I would say, focus on two things. One, the table stakes, which is the financial analysis, ability to do valuation, ability to do negotiation. But the second part is the software aspect, ability to build a network, ability to have people trust you, right with large amounts of capital, with the careers and all of that, and ability to manage large stakeholder relationships, because as a board member in publicly listed companies, you are responsible for minority public shareholders.. As a regulated entity, you are responsible for the regulators to take care of the do the right thing, even if it is the hard thing. I have served on various regulated entities boards, I would say that there are times when the decision may not seem fiscally the most exciting, but if it’s the right thing to do, do the right thing in the long-term. So I tell people that give with the right set of ethics, integrity, do your hard work and have the basic skills. And this is a relatively fast growing industry. The industry will need large amounts of talent. So even if somebody doesn’t get the opportunity right out of college, they can get into consulting or investment banking, build 2-3 years of foundational skill set and then get into this industry.

As a recipient of this Young Alumni Achievers Award, what do you aim to achieve professionally and personally?

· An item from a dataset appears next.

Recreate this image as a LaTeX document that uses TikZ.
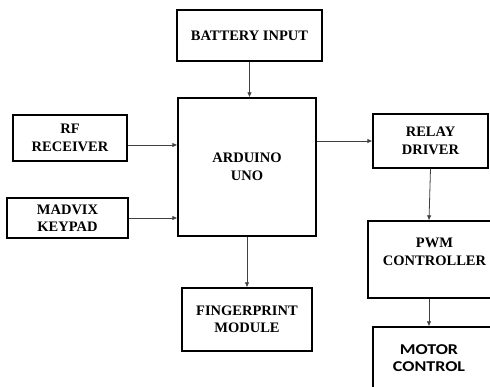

From my perspective, [the award] bestows upon me an added responsibility. I say this with a feeling of gratitude and responsibility, both personally and professionally. From a professional perspective, I think I owe it to the Institute which has trusted me with this award to create a much larger impact on people around not just in the limited financial sense, but in the wider social sense. I have been doing this and I will continue to do, and the way I see it is that it kind of gives me an opportunity and a responsibility to become a better version of myself every single day. On a personal side, it’s very gratifying, it was a great moment.. My whole family came, it was a proud moment for my family especially my daughter, Myra, who is a bundle of joy and happiness.